Professor Scanlon Revisits a Unique Group of Women Printmakers Archives

Jen Scanlon, with the Folly Cove Designers print, "Sugar Bush"

Jen Scanlon, with a Folly Cove Designers print, “Sugar Bush,” by Libby Holloran

For nearly 30 years, between 1941 and 1969, a diverse group of women in Cape Ann, Mass., produced elegant, original prints, many depicting scenes of rural New England. Using carved linoleum blocks, the women printed table linens, draperies, clothing, greeting cards and wallpaper.

The printmakers, who were known as the Folly Cove Designers, are now largely forgotten, despite having achieved both interesting designs and an unusual art collective in a pre-feminist era.

Jen Scanlon, the William R. Kenan, Jr. professor of gender and women’s studies at Bowdoin, recently spoke about the Folly Cove Designers at one of the college’s weekly faculty seminars. At these seminars, professors share the fruits of their research with colleagues.

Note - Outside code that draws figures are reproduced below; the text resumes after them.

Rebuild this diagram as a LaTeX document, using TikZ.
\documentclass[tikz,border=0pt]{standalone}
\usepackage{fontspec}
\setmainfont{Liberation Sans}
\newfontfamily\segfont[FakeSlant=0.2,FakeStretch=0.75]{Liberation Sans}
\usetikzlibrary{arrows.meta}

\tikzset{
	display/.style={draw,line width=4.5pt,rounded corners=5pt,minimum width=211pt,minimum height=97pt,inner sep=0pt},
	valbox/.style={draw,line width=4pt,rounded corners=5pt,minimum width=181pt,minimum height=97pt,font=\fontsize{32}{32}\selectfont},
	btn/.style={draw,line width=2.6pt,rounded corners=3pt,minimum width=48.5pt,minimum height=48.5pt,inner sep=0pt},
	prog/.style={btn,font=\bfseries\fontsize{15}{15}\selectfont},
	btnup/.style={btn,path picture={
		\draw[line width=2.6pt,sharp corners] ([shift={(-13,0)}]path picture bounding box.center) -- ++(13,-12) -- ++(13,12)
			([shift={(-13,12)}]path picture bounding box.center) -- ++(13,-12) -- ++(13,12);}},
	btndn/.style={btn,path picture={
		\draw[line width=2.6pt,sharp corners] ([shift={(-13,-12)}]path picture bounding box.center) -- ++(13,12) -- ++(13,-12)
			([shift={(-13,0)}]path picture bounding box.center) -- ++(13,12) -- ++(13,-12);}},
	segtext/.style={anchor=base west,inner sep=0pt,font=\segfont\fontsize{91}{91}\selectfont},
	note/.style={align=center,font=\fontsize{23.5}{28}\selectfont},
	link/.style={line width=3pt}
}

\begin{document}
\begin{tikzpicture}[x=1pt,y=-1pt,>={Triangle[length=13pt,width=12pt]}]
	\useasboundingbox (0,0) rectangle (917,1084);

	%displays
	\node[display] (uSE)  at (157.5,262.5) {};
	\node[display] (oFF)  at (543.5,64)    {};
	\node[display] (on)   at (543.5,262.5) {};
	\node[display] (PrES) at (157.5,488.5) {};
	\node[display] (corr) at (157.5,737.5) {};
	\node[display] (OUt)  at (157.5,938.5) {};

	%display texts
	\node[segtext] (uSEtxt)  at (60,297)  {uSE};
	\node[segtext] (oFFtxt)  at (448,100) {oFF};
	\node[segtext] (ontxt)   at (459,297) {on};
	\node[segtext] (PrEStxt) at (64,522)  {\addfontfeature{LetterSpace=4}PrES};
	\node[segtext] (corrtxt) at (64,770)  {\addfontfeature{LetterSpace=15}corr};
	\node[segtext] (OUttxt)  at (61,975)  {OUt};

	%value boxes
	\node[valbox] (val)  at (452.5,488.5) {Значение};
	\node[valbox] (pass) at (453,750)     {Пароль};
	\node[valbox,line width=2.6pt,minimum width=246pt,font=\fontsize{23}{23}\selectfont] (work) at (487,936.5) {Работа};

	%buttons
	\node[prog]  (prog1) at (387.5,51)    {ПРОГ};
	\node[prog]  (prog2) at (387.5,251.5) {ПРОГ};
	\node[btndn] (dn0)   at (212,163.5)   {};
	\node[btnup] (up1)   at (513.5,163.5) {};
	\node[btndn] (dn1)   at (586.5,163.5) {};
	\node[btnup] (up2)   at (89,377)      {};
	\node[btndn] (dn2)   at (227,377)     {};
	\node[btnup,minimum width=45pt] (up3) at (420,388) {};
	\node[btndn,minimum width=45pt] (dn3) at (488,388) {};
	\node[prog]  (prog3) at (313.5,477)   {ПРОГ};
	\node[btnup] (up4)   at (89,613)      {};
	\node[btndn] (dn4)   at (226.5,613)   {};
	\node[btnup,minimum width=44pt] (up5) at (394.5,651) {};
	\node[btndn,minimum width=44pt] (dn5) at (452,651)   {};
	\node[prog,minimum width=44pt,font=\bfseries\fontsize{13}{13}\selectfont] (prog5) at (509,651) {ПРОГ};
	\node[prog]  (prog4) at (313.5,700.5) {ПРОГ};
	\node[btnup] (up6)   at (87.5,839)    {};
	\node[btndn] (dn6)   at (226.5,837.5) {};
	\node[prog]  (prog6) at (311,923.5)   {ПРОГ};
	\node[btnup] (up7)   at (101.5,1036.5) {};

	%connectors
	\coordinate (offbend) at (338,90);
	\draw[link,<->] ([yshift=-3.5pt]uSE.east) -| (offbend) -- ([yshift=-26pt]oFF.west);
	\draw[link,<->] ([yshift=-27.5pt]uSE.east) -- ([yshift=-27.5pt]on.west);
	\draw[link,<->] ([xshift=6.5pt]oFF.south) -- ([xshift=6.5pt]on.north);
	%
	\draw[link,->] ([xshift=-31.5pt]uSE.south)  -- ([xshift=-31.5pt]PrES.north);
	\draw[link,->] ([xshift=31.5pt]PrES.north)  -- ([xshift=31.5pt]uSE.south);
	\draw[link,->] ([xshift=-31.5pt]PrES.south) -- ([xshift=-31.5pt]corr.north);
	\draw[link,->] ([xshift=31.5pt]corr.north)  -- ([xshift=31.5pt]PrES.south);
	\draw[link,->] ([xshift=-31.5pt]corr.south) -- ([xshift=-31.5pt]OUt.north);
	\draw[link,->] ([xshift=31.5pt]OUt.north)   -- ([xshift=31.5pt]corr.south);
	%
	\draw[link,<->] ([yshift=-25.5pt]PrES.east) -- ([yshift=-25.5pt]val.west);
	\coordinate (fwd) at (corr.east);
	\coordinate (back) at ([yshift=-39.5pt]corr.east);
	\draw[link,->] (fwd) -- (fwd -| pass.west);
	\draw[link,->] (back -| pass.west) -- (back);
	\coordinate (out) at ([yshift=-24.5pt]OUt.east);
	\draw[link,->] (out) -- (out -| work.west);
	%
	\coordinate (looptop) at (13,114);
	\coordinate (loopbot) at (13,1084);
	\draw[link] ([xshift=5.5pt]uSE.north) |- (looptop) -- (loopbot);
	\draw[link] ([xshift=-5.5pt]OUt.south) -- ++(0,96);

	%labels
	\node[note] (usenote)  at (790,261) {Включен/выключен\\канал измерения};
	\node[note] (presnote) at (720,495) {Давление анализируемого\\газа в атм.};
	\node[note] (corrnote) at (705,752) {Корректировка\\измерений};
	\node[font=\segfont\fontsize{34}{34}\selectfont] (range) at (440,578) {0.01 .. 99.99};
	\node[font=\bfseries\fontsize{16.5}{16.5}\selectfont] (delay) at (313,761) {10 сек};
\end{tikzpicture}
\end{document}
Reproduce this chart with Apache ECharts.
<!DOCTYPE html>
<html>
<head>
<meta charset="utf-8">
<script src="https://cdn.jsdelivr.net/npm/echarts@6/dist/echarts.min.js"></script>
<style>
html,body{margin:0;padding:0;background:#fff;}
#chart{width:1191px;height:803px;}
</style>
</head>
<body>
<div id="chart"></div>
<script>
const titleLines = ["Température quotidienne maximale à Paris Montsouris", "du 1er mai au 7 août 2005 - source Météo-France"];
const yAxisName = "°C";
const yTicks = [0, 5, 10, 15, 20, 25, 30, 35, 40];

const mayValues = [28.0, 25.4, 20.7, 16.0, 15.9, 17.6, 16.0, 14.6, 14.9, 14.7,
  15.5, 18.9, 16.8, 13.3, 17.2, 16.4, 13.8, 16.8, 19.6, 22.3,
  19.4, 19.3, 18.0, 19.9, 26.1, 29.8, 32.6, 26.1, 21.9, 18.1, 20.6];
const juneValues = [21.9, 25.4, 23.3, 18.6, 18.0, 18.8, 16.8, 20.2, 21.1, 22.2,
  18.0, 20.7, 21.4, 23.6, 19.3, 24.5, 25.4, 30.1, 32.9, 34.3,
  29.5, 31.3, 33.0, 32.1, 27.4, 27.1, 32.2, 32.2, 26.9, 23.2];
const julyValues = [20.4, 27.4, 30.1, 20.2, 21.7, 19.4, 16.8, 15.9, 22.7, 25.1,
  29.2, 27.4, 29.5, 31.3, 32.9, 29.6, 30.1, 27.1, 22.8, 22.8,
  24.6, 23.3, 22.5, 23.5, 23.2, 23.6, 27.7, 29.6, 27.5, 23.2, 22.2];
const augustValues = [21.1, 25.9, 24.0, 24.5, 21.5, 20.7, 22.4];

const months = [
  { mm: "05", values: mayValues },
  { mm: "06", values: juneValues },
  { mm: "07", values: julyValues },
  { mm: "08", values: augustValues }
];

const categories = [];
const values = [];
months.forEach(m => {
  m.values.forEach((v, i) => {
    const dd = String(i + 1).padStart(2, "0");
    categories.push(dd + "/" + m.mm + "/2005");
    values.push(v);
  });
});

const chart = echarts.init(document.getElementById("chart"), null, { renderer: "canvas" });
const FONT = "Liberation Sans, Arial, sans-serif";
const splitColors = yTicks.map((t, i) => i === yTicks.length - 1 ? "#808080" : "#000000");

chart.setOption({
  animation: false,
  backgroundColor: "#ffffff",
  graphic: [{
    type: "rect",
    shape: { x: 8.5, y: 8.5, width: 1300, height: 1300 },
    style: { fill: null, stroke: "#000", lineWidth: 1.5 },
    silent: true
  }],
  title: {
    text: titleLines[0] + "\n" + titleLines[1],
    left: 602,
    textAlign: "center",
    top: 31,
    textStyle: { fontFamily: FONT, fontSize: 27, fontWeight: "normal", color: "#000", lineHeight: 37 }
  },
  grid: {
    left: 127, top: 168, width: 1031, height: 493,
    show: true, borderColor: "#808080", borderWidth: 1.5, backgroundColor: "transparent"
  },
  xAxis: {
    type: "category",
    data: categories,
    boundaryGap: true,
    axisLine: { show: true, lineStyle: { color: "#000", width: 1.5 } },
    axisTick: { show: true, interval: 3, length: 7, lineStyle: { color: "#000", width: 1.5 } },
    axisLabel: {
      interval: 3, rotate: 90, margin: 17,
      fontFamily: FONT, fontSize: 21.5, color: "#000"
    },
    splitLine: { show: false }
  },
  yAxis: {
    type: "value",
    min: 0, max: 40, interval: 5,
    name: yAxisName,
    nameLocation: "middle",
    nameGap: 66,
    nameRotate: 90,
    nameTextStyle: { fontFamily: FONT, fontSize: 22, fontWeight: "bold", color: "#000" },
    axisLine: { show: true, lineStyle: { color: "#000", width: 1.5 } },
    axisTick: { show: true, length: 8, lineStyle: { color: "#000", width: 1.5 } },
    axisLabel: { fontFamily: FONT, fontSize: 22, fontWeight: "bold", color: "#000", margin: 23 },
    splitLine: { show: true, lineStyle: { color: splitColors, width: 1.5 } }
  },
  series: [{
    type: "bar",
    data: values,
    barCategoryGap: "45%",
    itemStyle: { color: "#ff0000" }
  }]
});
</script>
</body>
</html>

Scanlon’s paper on the printmakers,“Art, Craft, or the Space Between?”, will appear this summer in The Massachusetts Review.

Scalon inherited her research project from Penny Martin, a retired Bowdoin education professor. Martin, in the 1990s, conducted hundreds of hours of oral interviews with former Folly Cove designers. A few years ago, Martin asked Scanlon whether she was interested in using the recorded, transcribed interviews for her own research. Scanlon took on the project because of the questions that the collective raised about the difference between crafts and art, and about the gendered nature of artistic work.

A children’s book author and illustrator named Virginia “Jinnee” Lee Burton Demetrios founded the Folly Cove art collective when she and her husband moved to Cape Ann. Demetrios first offered challenging design classes to local women, believing that “every person had artistic potential,” Scanlon said. “It was a way to give them art in their everyday lives.”

Women joined the collective from all walks of life, from local working class women to transplanted upperclass Bostonians. At its biggest, the collective had about 50 women. “Many of [the members] stayed with it for decades,” Scanlon said. After Demetrios died in 1968, the collective disbanded.

The group has not received scholarly attention, up to now. While she has began that process, Scanlon believes the best person to look critically at the collective’s work and its communal creative process should have a well-developed understanding of design as well as of the social history of the period. “Maybe a Bowdoin student will choose this as her honors project,” she proposed.